(Extracted data entries)
::::::::

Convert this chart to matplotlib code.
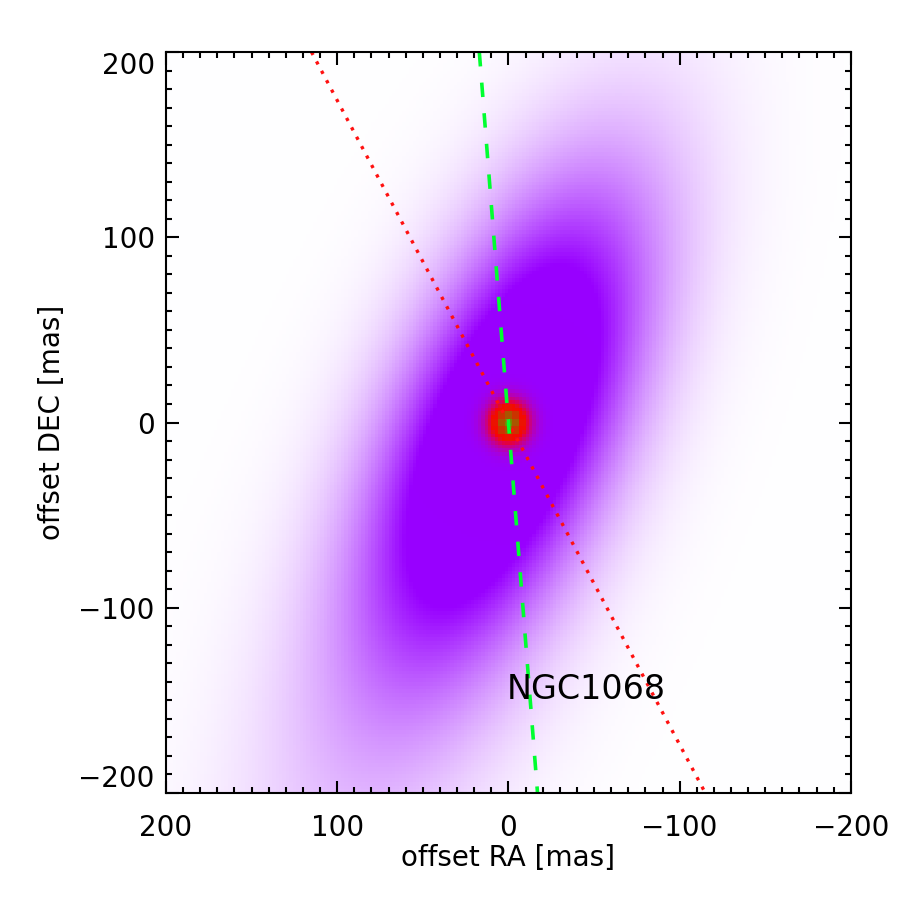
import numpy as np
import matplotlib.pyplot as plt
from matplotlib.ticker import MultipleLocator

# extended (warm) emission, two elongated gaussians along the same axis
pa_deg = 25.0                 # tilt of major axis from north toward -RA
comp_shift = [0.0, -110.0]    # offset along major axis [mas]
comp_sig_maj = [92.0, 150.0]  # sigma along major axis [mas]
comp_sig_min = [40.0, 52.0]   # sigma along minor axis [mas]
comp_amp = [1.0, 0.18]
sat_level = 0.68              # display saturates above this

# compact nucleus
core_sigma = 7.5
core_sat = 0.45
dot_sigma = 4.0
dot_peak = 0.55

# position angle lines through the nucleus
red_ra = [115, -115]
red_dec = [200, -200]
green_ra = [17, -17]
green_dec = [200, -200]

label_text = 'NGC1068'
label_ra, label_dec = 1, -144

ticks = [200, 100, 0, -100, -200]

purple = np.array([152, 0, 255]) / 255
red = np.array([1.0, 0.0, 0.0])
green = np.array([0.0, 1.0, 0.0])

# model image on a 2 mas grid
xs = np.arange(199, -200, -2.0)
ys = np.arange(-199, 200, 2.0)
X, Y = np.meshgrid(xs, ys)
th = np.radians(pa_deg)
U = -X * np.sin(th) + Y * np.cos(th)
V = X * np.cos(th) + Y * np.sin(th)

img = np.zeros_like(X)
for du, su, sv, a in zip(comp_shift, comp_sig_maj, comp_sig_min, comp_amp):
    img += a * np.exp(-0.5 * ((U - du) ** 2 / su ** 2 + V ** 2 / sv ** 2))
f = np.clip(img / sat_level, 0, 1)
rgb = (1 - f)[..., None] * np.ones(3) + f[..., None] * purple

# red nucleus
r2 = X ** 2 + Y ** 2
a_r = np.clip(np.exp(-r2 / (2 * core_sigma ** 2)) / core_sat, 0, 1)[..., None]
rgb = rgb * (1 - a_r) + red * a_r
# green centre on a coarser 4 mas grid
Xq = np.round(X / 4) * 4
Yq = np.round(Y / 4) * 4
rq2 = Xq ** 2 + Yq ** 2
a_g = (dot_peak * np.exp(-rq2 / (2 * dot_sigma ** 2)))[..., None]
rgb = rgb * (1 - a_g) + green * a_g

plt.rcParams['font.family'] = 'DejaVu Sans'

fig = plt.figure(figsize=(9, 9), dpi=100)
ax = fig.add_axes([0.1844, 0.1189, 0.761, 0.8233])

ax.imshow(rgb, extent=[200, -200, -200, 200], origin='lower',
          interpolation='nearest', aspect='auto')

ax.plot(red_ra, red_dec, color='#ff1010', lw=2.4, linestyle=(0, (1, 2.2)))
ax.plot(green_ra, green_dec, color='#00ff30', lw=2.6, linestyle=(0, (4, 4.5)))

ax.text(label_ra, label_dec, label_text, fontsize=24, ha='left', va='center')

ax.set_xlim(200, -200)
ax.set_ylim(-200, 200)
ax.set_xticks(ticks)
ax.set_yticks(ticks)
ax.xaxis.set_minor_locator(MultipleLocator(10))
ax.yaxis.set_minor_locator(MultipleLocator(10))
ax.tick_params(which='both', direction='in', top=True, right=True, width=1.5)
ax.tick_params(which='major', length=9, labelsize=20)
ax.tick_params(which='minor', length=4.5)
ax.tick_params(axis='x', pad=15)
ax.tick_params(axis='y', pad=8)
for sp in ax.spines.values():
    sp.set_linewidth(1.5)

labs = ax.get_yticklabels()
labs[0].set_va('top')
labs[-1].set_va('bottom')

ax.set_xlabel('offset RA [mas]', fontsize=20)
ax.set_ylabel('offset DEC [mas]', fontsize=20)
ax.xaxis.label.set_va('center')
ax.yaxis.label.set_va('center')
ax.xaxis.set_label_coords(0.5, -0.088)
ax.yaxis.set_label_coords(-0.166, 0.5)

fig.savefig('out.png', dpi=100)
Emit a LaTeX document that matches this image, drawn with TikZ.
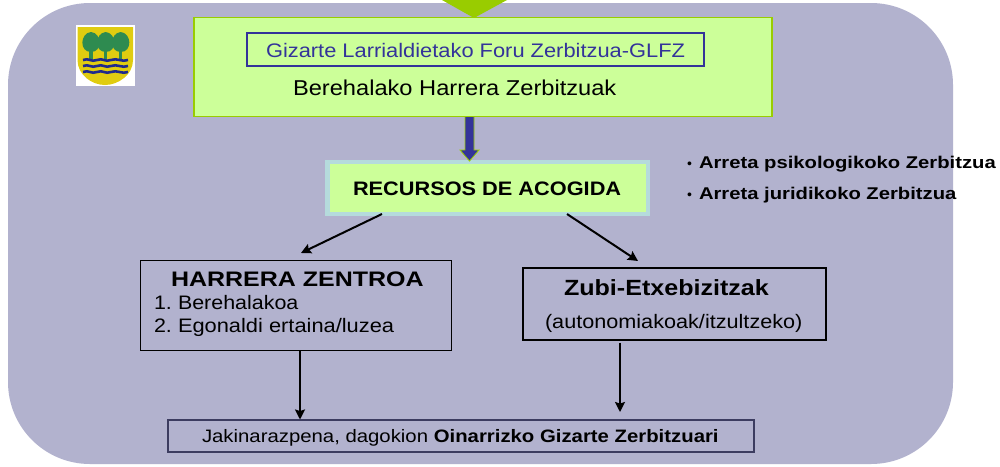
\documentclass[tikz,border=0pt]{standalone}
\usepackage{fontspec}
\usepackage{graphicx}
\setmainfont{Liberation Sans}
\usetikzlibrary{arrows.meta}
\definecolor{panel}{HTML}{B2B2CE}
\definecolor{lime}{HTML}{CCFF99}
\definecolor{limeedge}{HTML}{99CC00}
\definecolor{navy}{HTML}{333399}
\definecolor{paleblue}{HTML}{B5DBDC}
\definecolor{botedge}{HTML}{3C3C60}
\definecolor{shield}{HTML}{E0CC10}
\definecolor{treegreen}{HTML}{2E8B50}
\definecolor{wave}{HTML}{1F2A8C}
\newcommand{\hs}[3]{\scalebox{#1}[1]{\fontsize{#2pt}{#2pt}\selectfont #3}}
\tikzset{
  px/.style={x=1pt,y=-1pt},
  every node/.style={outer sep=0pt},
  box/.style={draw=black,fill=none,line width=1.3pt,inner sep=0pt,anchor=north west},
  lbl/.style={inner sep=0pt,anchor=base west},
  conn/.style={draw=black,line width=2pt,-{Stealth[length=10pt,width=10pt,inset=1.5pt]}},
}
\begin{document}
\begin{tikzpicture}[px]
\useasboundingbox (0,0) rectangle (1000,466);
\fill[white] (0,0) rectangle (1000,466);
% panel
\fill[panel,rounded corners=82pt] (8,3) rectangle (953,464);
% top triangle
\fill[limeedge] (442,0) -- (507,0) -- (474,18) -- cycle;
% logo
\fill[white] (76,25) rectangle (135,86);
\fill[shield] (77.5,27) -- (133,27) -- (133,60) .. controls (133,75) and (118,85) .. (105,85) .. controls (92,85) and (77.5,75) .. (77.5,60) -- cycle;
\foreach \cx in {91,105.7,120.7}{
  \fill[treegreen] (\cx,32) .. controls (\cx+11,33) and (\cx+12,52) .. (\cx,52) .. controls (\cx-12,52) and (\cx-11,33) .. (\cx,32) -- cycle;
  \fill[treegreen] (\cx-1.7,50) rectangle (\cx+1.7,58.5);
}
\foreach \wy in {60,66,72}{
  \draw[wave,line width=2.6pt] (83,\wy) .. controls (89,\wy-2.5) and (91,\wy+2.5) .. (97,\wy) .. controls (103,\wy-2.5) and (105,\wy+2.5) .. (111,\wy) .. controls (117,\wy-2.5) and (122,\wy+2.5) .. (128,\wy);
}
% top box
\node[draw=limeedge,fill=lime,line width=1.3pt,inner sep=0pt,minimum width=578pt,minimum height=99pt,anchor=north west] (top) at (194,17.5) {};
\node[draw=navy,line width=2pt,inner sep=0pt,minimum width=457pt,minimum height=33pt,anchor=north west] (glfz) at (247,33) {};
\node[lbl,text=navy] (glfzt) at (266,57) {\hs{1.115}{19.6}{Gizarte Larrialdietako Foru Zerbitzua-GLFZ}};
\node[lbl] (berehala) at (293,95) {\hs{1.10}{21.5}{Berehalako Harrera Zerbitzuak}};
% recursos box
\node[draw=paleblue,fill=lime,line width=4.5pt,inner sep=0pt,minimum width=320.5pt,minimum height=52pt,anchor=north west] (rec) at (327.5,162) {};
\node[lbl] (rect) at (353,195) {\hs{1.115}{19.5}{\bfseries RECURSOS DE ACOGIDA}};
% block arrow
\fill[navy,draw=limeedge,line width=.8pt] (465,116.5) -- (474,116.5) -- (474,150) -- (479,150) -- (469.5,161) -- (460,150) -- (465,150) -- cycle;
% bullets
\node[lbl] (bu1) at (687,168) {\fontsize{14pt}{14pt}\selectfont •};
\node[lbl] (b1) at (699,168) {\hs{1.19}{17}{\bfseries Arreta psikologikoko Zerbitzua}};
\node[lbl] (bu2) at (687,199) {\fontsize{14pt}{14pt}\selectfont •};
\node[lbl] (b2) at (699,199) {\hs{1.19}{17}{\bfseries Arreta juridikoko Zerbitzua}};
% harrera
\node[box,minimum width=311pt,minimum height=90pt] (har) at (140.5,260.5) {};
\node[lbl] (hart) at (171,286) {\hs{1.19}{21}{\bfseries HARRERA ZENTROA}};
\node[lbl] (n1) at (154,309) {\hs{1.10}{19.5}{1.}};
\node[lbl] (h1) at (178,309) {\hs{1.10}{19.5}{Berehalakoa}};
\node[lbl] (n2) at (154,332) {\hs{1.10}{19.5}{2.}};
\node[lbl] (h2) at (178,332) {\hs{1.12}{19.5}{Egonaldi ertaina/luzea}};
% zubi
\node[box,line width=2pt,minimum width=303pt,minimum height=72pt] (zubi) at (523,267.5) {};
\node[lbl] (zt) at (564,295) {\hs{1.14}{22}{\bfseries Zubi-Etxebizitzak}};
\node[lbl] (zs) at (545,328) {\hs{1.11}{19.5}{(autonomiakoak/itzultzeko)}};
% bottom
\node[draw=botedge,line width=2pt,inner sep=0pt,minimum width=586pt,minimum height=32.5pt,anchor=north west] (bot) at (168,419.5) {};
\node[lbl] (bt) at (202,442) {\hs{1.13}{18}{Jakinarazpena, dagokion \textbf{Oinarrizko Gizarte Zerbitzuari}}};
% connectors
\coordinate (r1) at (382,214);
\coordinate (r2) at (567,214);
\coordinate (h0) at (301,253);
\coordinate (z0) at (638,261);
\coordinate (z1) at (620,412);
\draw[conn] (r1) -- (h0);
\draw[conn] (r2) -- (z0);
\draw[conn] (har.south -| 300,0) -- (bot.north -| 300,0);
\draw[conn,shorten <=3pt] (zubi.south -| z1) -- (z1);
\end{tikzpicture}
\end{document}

::::::::

§ Problem
Which lines contain "this"? Copy each of them out.

§ Exercise response
Convert this chart to matplotlib code.
sat_level = 0.68              # display saturates above this
Emit a LaTeX document that matches this image, drawn with TikZ.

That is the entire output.